Et qu’est ce qui empêche la réflexion ?
LA PEUR ! Grossie par le relais média et la manipulation qu’ils transportent mais aussi et surtout, sur la rupture de lien avec les autres. Le débat est’il encore permis ? Cela est difficile à croire tant les média nous aident sur ce plan, entre les politiques c’est un duel à mort pour aller au sommet. Les attitudes dogmatiques sont un faux ami pour rassurer et les idées simplistes défendues par le FN sont des illusions que nous paierons très
Cher Bernard, continue à maintenir le cap pour les plus démunis.
Patrick de Fede.
Oui est-il cet autre ? Sans remonter trop loin dans notre histoire, ce sont ces réfugiés venus d’Allemagne dans les années 35, nous alertant sur les dérives dramatiques engendrées par cette recherche d’une race pure. Ce sont ces juifs que nous n’avons pas toujours su sauver de l’holocauste. Ce sont ces réfugiés espagnols fuyant le franquisme, que nous avons laissé à notre frontière et qui ont fini par devenir français. Ce sont ces travailleurs polonais, italiens, portugais qui laissent dans nos annuaires tous ces noms de famille qui sont devenus nos noms de famille.

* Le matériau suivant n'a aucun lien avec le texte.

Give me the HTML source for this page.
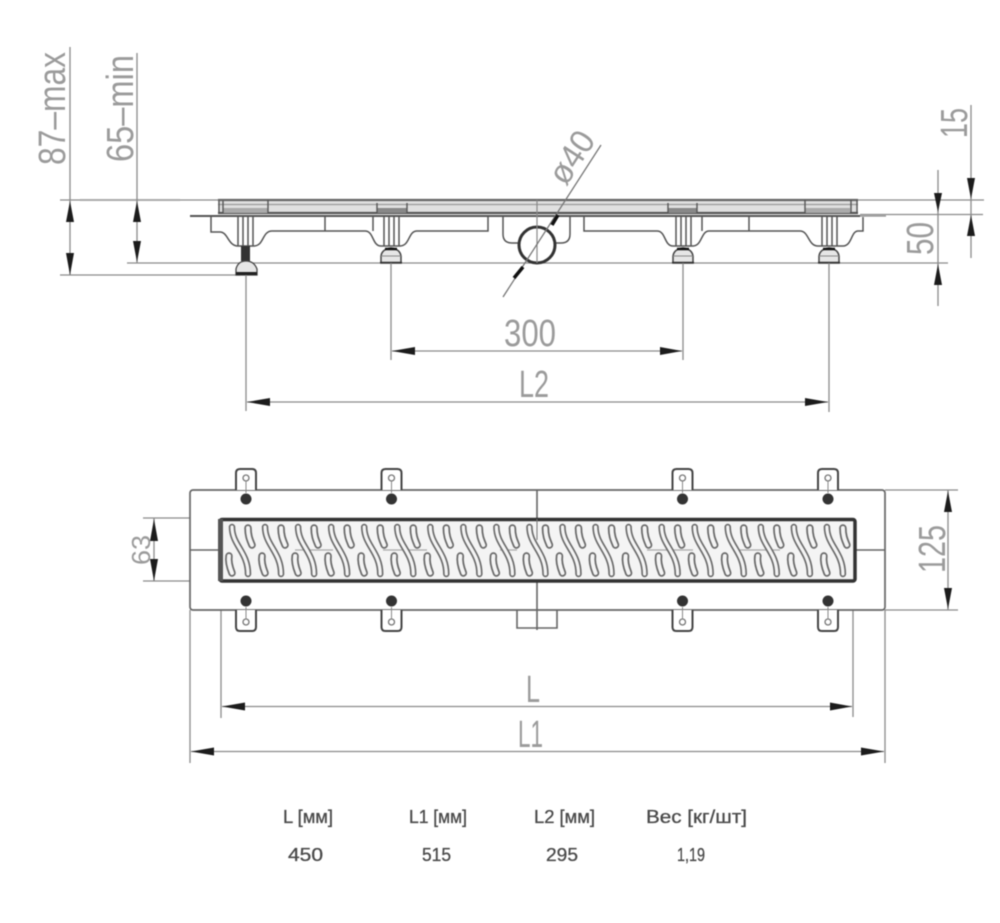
<!DOCTYPE html>
<html lang="ru">
<head>
<meta charset="utf-8">
<title>Drain dimensions</title>
<style>
html,body{margin:0;padding:0;background:#fff;width:1000px;height:923px;overflow:hidden}
svg{display:block;filter:blur(.5px)}
.d{font-family:"Liberation Sans",sans-serif;fill:#9b9b9b;font-size:38px}
.t{font-family:"Liberation Sans","Noto Sans CJK SC",sans-serif;fill:#4a4a4a;stroke:#4a4a4a;stroke-width:.3px;font-size:18px}
.l{fill:none;stroke:#8a8a8a;stroke-width:1.3}
.s{fill:none;stroke:#555;stroke-width:1.5}
.o{fill:none;stroke:#666;stroke-width:1.6}
.a{fill:#1c1c1c}
</style>
</head>
<body>
<svg width="1000" height="923" viewBox="0 0 1000 923" xmlns="http://www.w3.org/2000/svg">
<defs>
<g id="cell">
  <g fill="none" stroke="#6a6a6a" stroke-linecap="round">
    <path stroke-width="6.500" d="M232 527C232 545 248 552 248 574"/>
    <path stroke-width="7.500" d="M248 528C248 536 250 540 252 545"/>
    <path stroke-width="7.500" d="M229 556C228 562 230 568 232 573"/>
  </g>
  <g fill="none" stroke="#f4f4f4" stroke-linecap="round">
    <path stroke-width="3.200" d="M232 527C232 545 248 552 248 574"/>
    <path stroke-width="4" d="M248 528C248 536 250 540 252 545"/>
    <path stroke-width="4" d="M229 556C228 562 230 568 232 573"/>
  </g>
</g>
<g id="tabT">
  <path d="M-10 21V4Q-10 0-6 0H6Q10 0 10 4V21" fill="#fff" stroke="#444" stroke-width="2"/>
  <circle cx="0" cy="9" r="3" fill="#fff" stroke="#777" stroke-width="1.300"/>
  <path d="M0 12V24" stroke="#888" stroke-width="1"/>
  <circle cx="0" cy="30" r="5.500" fill="#333"/>
</g>
<g id="tabB">
  <path d="M-10 0V17Q-10 21-6 21H6Q10 21 10 17V0" fill="#fff" stroke="#444" stroke-width="2"/>
  <circle cx="0" cy="12" r="3" fill="#fff" stroke="#777" stroke-width="1.300"/>
  <path d="M0 -3V9" stroke="#888" stroke-width="1"/>
  <circle cx="0" cy="-9" r="5.500" fill="#333"/>
</g>
<g id="foot">
  <path d="M-10 16V9Q-9 2 0 1Q9 2 10 9V16Z" fill="#e6e6e6" stroke="#444" stroke-width="1.500"/>
  <path d="M-6 2H6" stroke="#111" stroke-width="2.500"/>
  <path d="M-10 9H10" stroke="#888" stroke-width="1"/>
  <path d="M-11 15.500H11" stroke="#333" stroke-width="1.500"/>
</g>
<g id="pillar">
  <path d="M-7 216V246M-2 216V246M3 216V246M8 216V246" fill="none" stroke="#555" stroke-width="1.500"/>
</g>
</defs>

<rect width="1000" height="923" fill="#fff"/>

<!-- top view: extension lines -->
<path class="l" d="M60 200H218M857 200H984M860 214.500H983M127 263H948M60 275H240" stroke-width="1.500"/>
<path d="M80 200H180" stroke="#aaa" stroke-width="2"/>

<!-- rail -->
<rect x="218" y="200" width="640" height="13" fill="#e0e0e0"/>
<path d="M218 200H858" stroke="#666" stroke-width="2.200"/>
<path d="M218 204.500H858" stroke="#999" stroke-width="1.200"/>
<path d="M218 213H858" stroke="#555" stroke-width="2.200"/>
<rect x="223" y="208" width="45" height="5" fill="#aaa"/>
<rect x="377" y="208" width="30" height="5" fill="#888"/>
<rect x="668" y="208" width="29" height="5" fill="#888"/>
<rect x="805" y="208" width="45" height="5" fill="#aaa"/>
<path d="M219 201V213M223 201V213M268 200V213M377 203V213M407 203V213M668 203V213M697 203V213M805 200V213M851 200V213M857 200V213" stroke="#555" stroke-width="1.400" fill="none"/>
<path d="M190 216H860" stroke="#555" stroke-width="2"/>
<path d="M860 216H886" stroke="#888" stroke-width="1.200"/>

<!-- bracket profiles -->
<path class="s" d="M211 217V232H220C228 232 228 246 238 246H254C264 246 262 231 272 231H365C374 231 372 246 381 246H400C410 246 408 231 417 231H488V217"/>
<path class="s" d="M584 217V231H657C666 231 664 246 673 246H693C702 246 701 231 709 231H800C809 231 808 246 818 246H843C852 246 851 231 858 231H863V217"/>
<path class="s" d="M325 216V231M373 216V231M749 216V231M702 216V231"/>
<use href="#pillar" x="245"/>
<use href="#pillar" x="391"/>
<use href="#pillar" x="683"/>
<use href="#pillar" x="829"/>
<use href="#foot" x="391" y="247"/>
<use href="#foot" x="683" y="247"/>
<use href="#foot" x="829" y="247"/>
<rect x="241" y="246" width="9" height="15" fill="#333"/>
<path d="M236 275V269Q238 261 246 261Q254 261 257 269V275Z" fill="#e6e6e6" stroke="#444" stroke-width="1.300"/>
<path d="M236 273.500H257" stroke="#222" stroke-width="3"/>

<!-- pipe -->
<path class="s" d="M503 216V234Q503 243 512 243H520M570 216V234Q570 243 561 243H554" stroke-width="1.300"/>
<circle cx="537" cy="245" r="18" fill="#fff" stroke="#333" stroke-width="3"/>
<path d="M537 200V263" stroke="#888" stroke-width="1.200"/>
<path d="M503 297L601 145" stroke="#777" stroke-width="1.300"/>
<path d="M558 215L552 225M523 267L514 278" stroke="#111" stroke-width="3.500"/>
<text class="d" transform="translate(566 187) rotate(-57)" textLength="56" lengthAdjust="spacingAndGlyphs" style="font-size:34px">ø40</text>

<!-- left height dims -->
<path class="l" d="M70 47V275M137 53V263"/>
<path class="a" d="M70 201L66 222H74Z M70 275L66 253H74Z M137 201L133 222H141Z M137 262L133 241H141Z"/>
<text class="d" transform="translate(65 165) rotate(-90)" textLength="113" lengthAdjust="spacingAndGlyphs">87–max</text>
<text class="d" transform="translate(133 162) rotate(-90)" textLength="107" lengthAdjust="spacingAndGlyphs">65–min</text>

<!-- right height dims -->
<path class="l" d="M971 105V258M938 170V306"/>
<path class="a" d="M971 199L967 178H975Z M971 215L967 236H975Z M938 212L934 193H942Z M938 264L934 285H942Z"/>
<text class="d" transform="translate(967 138) rotate(-90)" textLength="30" lengthAdjust="spacingAndGlyphs">15</text>
<text class="d" transform="translate(933 255) rotate(-90)" textLength="33" lengthAdjust="spacingAndGlyphs">50</text>

<!-- 300 / L2 -->
<path class="l" d="M391 263V360M683 263V360M246 275V411M829 263V412M392 351H682M247 402H828"/>
<path class="a" d="M392 351L415 347V355Z M682 351L660 347V355Z M247 402L270 398V406Z M828 402L805 398V406Z"/>
<text class="d" x="504" y="346" textLength="52" lengthAdjust="spacingAndGlyphs">300</text>
<text class="d" x="519" y="397" textLength="30" lengthAdjust="spacingAndGlyphs">L2</text>

<!-- plan view -->
<path class="l" d="M190 610V763M885 610V763M221 582V718M853 582V717M885 490H958M885 610H958M143 518H219M143 581H219M154 518V581M948 490V610M222 706.500H852M191 751.500H884"/>
<rect x="190" y="490" width="695" height="120" rx="3" fill="#fff" stroke="#666" stroke-width="1.700"/>
<path class="o" d="M190 550H219M855 550H885M537 490V630"/>
<path class="o" d="M517 610V628H557V610"/>
<use href="#tabT" x="246" y="469"/>
<use href="#tabT" x="391.500" y="469"/>
<use href="#tabT" x="682.500" y="469"/>
<use href="#tabT" x="828" y="469"/>
<use href="#tabB" x="246" y="610"/>
<use href="#tabB" x="391.500" y="610"/>
<use href="#tabB" x="682.500" y="610"/>
<use href="#tabB" x="828" y="610"/>

<!-- grate -->
<rect x="220" y="519.500" width="635" height="61.500" rx="2" fill="#f4f4f4" stroke="#333" stroke-width="3.500"/>
<path d="M220.500 519V581" stroke="#555" stroke-width="5"/>
<path d="M295 550H333M383 550H427M500 550H517M647 550H693M740 550H780" stroke="#aaa" stroke-width="1.200"/>
<use href="#cell"/>
<use href="#cell" x="33.050"/>
<use href="#cell" x="66.100"/>
<use href="#cell" x="99.150"/>
<use href="#cell" x="132.200"/>
<use href="#cell" x="165.250"/>
<use href="#cell" x="198.300"/>
<use href="#cell" x="231.350"/>
<use href="#cell" x="264.400"/>
<use href="#cell" x="297.450"/>
<use href="#cell" x="330.500"/>
<use href="#cell" x="363.550"/>
<use href="#cell" x="396.600"/>
<use href="#cell" x="429.650"/>
<use href="#cell" x="462.700"/>
<use href="#cell" x="495.750"/>
<use href="#cell" x="528.800"/>
<use href="#cell" x="561.850"/>
<use href="#cell" x="594.900"/>
<path d="M537 519V540" stroke="#777" stroke-width="1"/>

<!-- plan dims -->
<path class="a" d="M154 519L150 541H158Z M154 581L150 559H158Z M948 491L944 512H952Z M948 609L944 588H952Z M222 706.500L245 702.500V710.500Z M852 706.500L830 702.500V710.500Z M191 751.500L214 747.500V755.500Z M884 751.500L861 747.500V755.500Z"/>
<text class="d" transform="translate(150 565) rotate(-90)" textLength="30" lengthAdjust="spacingAndGlyphs" style="font-size:26px">63</text>
<text class="d" transform="translate(945 573) rotate(-90)" textLength="48" lengthAdjust="spacingAndGlyphs">125</text>
<text class="d" x="526" y="702" textLength="14" lengthAdjust="spacingAndGlyphs">L</text>
<text class="d" x="518" y="747" textLength="25" lengthAdjust="spacingAndGlyphs">L1</text>

<!-- table -->
<text class="t" x="283" y="823" textLength="50" lengthAdjust="spacingAndGlyphs">L [мм]</text>
<text class="t" x="409" y="823" textLength="58" lengthAdjust="spacingAndGlyphs">L1 [мм]</text>
<text class="t" x="534" y="823" textLength="61" lengthAdjust="spacingAndGlyphs">L2 [мм]</text>
<text class="t" x="646" y="823" textLength="101" lengthAdjust="spacingAndGlyphs">Вес [кг/шт]</text>
<text class="t" x="288" y="861" textLength="35" lengthAdjust="spacingAndGlyphs">450</text>
<text class="t" x="422" y="861" textLength="29" lengthAdjust="spacingAndGlyphs">515</text>
<text class="t" x="546" y="861" textLength="32" lengthAdjust="spacingAndGlyphs">295</text>
<text class="t" x="677" y="861" textLength="28" lengthAdjust="spacingAndGlyphs">1,19</text>
</svg>
</body>
</html>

Et ce n’est pas bien loin, ces harkis qui ont risqué leur vie pour nous et que bien souvent on a oublié.
Aujourd’hui, cet autre, est celui qui n’a pas le même standard que la majorité parce qu’il est obèse, trop maigre, handicapé, pauvre parmi les pauvres.
Aujourd’hui, cet autre, est aussi ce frère syrien, irakiens, afghans, Erythréen, tibétain. Il ne veut pas prendre notre place, simplement se fondre dans notre paysage. A hurler quand dans les médias on entent des reportages de parents qui au fond de leur campagne crient leur peur. Leur peur de quoi ? Nous avons collectivement une paralysie du cœur et c’est bien plus grave que celle du corps.
Ce sont tous ces autres qui nous renvoient, tel un miroir, nos imperfections. En ce jour d’entrée dans la Miséricorde de Dieu, gardons confiance et encourageons nous, par nos actes, à permettre un discernement pour que nos actions citoyennes soient profitables au plus grand nombre de nos frères et sœurs.